AGACCI : Affiliated Grading Agents for Criteria-Centric Interface in Educational Coding Contexts
This addresses the need for scalable and context-aware educational evaluation in coding contexts, though it appears incremental as an improvement over existing VLM-based approaches.
The paper tackled the problem of AI-assisted evaluation of complex educational artifacts like programming tasks, introducing AGACCI, a multi-agent system that outperformed a GPT-based baseline in accuracy, relevance, consistency, and coherence on a dataset of 360 graduate-level code assignments.

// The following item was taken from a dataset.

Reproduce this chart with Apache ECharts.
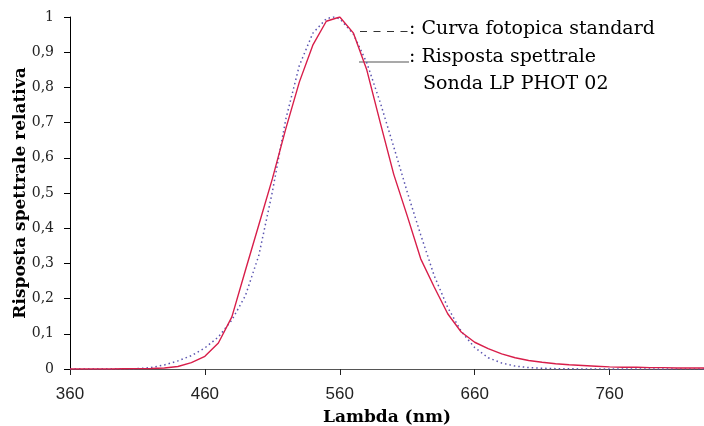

Recent advances in AI-assisted education have encouraged the integration of vision-language models (VLMs) into academic assessment, particularly for tasks that require both quantitative and qualitative evaluation. However, existing VLM based approaches struggle with complex educational artifacts, such as programming tasks with executable components and measurable outputs, that require structured reasoning and alignment with clearly defined evaluation criteria. We introduce AGACCI, a multi-agent system that distributes specialized evaluation roles across collaborative agents to improve accuracy, interpretability, and consistency in code-oriented assessment. To evaluate the framework, we collected 360 graduate-level code-based assignments from 60 participants, each annotated by domain experts with binary rubric scores and qualitative feedback. Experimental results demonstrate that AGACCI outperforms a single GPT-based baseline in terms of rubric and feedback accuracy, relevance, consistency, and coherence, while preserving the instructional intent and evaluative depth of expert assessments. Although performance varies across task types, AGACCI highlights the potential of multi-agent systems for scalable and context-aware educational evaluation.